Gonzalez wants Porras out while the justice and security parts of the US government are happy with her. The former is politics; the latter is normal government activity. For Gonzalez to get Biden to publicly take his side, Biden would have to sacrifice genuine national-security needs, which Porras helps with.
If Biden were to side with DOS, it would draw more attention to Gonzalez’s perfidy. DOS cannot afford scrutiny of its criticism of Porras regarding Sandoval.
Sandoval’s criminality is well known in Guatemala. He illegally released Odebrecht, costing Guatemala an opportunity to recover $384 million. He conspired with Vladimir Putin’s henchmen against the Bitkov family, a case well known by US Senators and congressmen. Sandoval has been accused of several other crimes and has an outstanding warrant for his arrest.
Even worse for DOS is having ignored Porras’s two attempts to clarify for them her reasons for firing Sandoval. We can assume Porras has more information than the damaging information publicly available.
If DOS accepts the information, it will have undeniable formal proof of Sandoval’s crimes.
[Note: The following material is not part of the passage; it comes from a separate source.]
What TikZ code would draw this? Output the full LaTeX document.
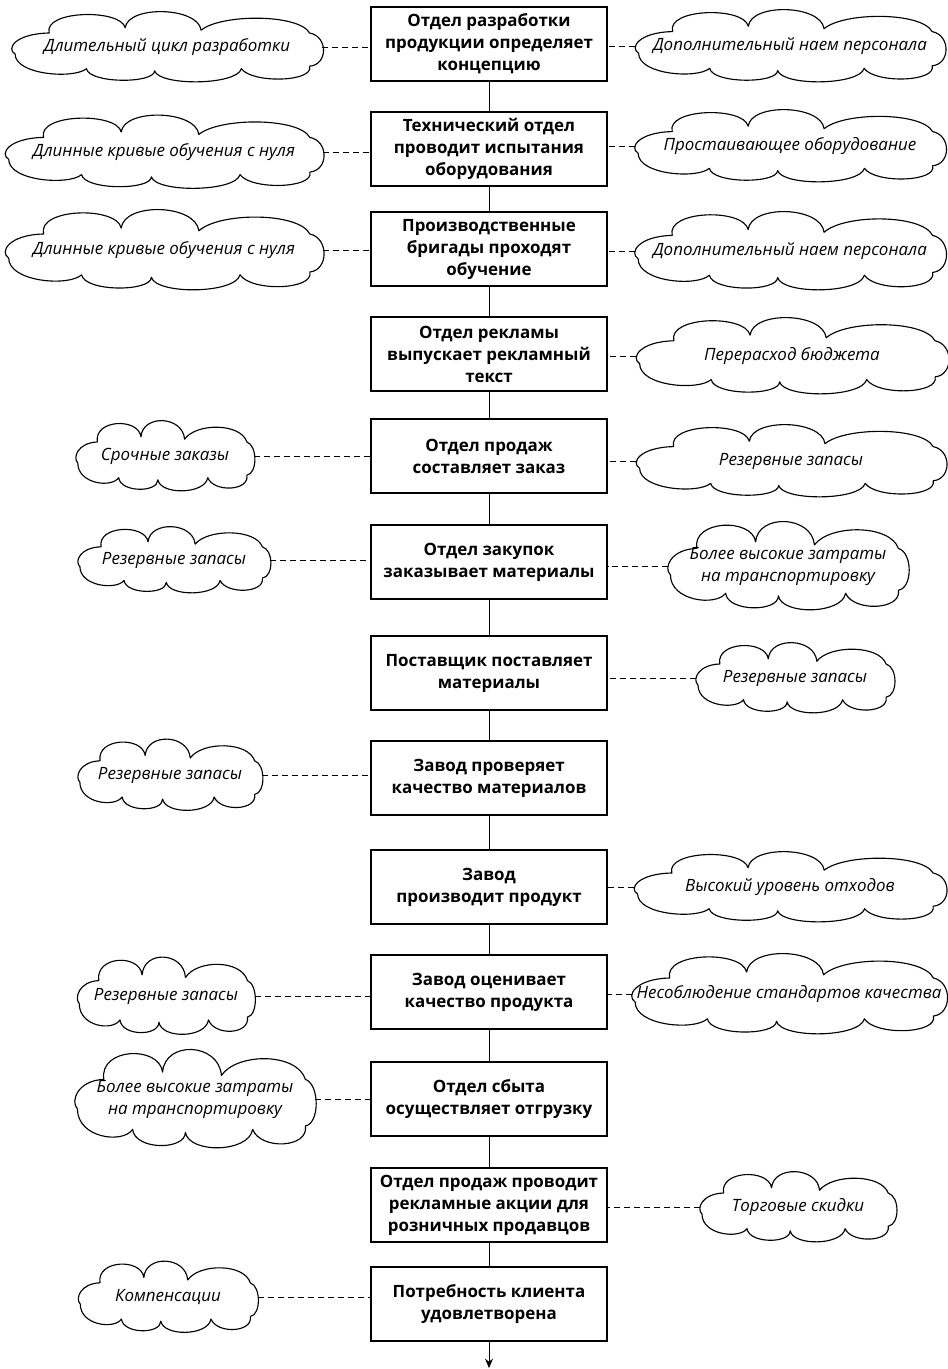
\documentclass[tikz,border=0pt]{standalone}
\usepackage{fontspec}
\setmainfont{Open Sans}
\usetikzlibrary{arrows.meta}

\tikzset{
  stepbox/.style={draw, line width=0.8pt, rectangle, minimum width=177pt,
    minimum height=55.5pt, align=center, inner sep=2pt,
    font=\fontsize{12.7}{16.5}\selectfont\bfseries},
  risk/.style={rectangle, inner sep=0pt, align=center,
    font=\fontsize{12.7}{16.5}\selectfont\itshape},
  cloudline/.style={line width=0.85pt, line join=round},
  flow/.style={line width=0.6pt},
  link/.style={line width=0.7pt, dash pattern=on 4.5pt off 3pt}
}

% cloud outline in unit coordinates (-1..1 both ways)
\newcommand{\cloudpath}{%
  (-0.98,0.20)
  .. controls (-1.04,0.05) and (-0.98,-0.38) .. (-0.76,-0.40)
  .. controls (-0.80,-1.05) and (-0.30,-1.10) .. (-0.27,-0.55)
  .. controls (-0.25,-1.20) and (0.20,-1.15) .. (0.22,-0.48)
  .. controls (0.35,-0.95) and (0.85,-0.95) .. (0.92,-0.40)
  .. controls (1.04,-0.30) and (1.04,0.50) .. (0.92,0.55)
  .. controls (0.95,1.00) and (0.55,1.05) .. (0.48,0.62)
  .. controls (0.45,1.10) and (-0.05,1.12) .. (-0.08,0.68)
  .. controls (-0.08,1.05) and (-0.50,1.05) .. (-0.52,0.62)
  .. controls (-0.60,0.92) and (-0.98,0.80) .. (-0.98,0.20) -- cycle}

% \riskcloud{name}{x}{y}{width}{height}{text}
\newcommand{\riskcloud}[6]{%
  \draw[cloudline, shift={(#2,#3)}, xscale=#4/2, yscale=#5/2] \cloudpath;
  \node[risk, minimum width=#4*0.75pt, minimum height=#5*0.75pt] (#1) at (#2,#3) {#6};}

\begin{document}
\begin{tikzpicture}[x=0.75pt, y=-0.75pt]
\useasboundingbox (0,0) rectangle (948,1369);

% process steps
\node[stepbox] (b1)  at (489,44)   {Отдел разработки\\продукции определяет\\концепцию};
\node[stepbox] (b2)  at (489,149)  {Технический отдел\\проводит испытания\\оборудования};
\node[stepbox] (b3)  at (489,249)  {Производственные\\бригады проходят\\обучение};
\node[stepbox] (b4)  at (489,354)  {Отдел рекламы\\выпускает рекламный\\текст};
\node[stepbox] (b5)  at (489,456)  {Отдел продаж\\составляет заказ};
\node[stepbox] (b6)  at (489,562)  {Отдел закупок\\заказывает материалы};
\node[stepbox] (b7)  at (489,673)  {Поставщик поставляет\\материалы};
\node[stepbox] (b8)  at (489,778)  {Завод проверяет\\качество материалов};
\node[stepbox] (b9)  at (489,887)  {Завод\\производит продукт};
\node[stepbox] (b10) at (489,992)  {Завод оценивает\\качество продукта};
\node[stepbox] (b11) at (489,1099) {Отдел сбыта\\осуществляет отгрузку};
\node[stepbox] (b12) at (489,1205) {Отдел продаж проводит\\рекламные акции для\\розничных продавцов};
\node[stepbox] (b13) at (489,1304) {Потребность клиента\\удовлетворена};
\coordinate (end) at (489,1368);

% main flow
\foreach \a/\b in {b1/b2,b2/b3,b3/b4,b4/b5,b5/b6,b6/b7,b7/b8,b8/b9,b9/b10,b10/b11,b11/b12,b12/b13}
  \draw[flow] (\a) -- (\b);
\draw[flow, -{Stealth[length=7pt,width=6pt]}] (b13) -- (end);

% left-hand risks
\riskcloud{l1}{167}{47}{310}{70}{Длительный цикл разработки}
\riskcloud{l2}{164}{152}{317}{73}{Длинные кривые обучения с нуля}
\riskcloud{l3}{164}{250}{317}{80}{Длинные кривые обучения с нуля}
\riskcloud{l5}{165}{456}{178}{70}{Срочные заказы}
\riskcloud{l6}{174}{560}{192}{66}{Резервные запасы}
\riskcloud{l8}{170}{775}{184}{71}{Резервные запасы}
\riskcloud{l10}{166}{996}{177}{77}{Резервные запасы}
\riskcloud{l11}{195}{1099}{240}{98}{Более высокие затраты\\на транспортировку}
\riskcloud{l13}{168}{1297}{179}{71}{Компенсации}

% right-hand risks
\riskcloud{r1}{790}{46}{309}{72}{Дополнительный наем персонала}
\riskcloud{r2}{790}{146}{310}{72}{Простаивающее оборудование}
\riskcloud{r3}{790}{251}{310}{78}{Дополнительный наем персонала}
\riskcloud{r4}{792}{356}{311}{76}{Перерасход бюджета}
\riskcloud{r5}{791}{461}{309}{72}{Резервные запасы}
\riskcloud{r6}{788}{566}{240}{88}{Более высокие затраты\\на транспортировку}
\riskcloud{r7}{795}{678}{198}{70}{Резервные запасы}
\riskcloud{r9}{790}{887}{311}{70}{Высокий уровень отходов}
\riskcloud{r10}{789}{994}{314}{80}{Несоблюдение стандартов качества}
\riskcloud{r12}{798}{1207}{196}{70}{Торговые скидки}

% dashed links from risks to steps
\foreach \c/\s in {l1/b1,l2/b2,l3/b3,l5/b5,l6/b6,l8/b8,l10/b10,l11/b11,l13/b13}
  \draw[link] (\c.east) -- (\c.east -| \s.west);
\foreach \c/\s in {r1/b1,r2/b2,r3/b3,r4/b4,r5/b5,r6/b6,r7/b7,r9/b9,r10/b10,r12/b12}
  \draw[link] (\c.west) -- (\c.west -| \s.east);
\end{tikzpicture}
\end{document}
This could lead to exposure of the rest of the judges and prosecutors who committed crimes for the DOS agenda. It could also lead to the possibility of US officials having to answer to US authorities for their actions.
The entire DOS could come under congressional and press scrutiny if the United States adheres to the rule of law. DOS criminality in Guatemala could lead to a general review of the federal bureaucracy. The benefits to the United States from a complete examination of its officials’ actions in Guatemala would be a great help to both countries.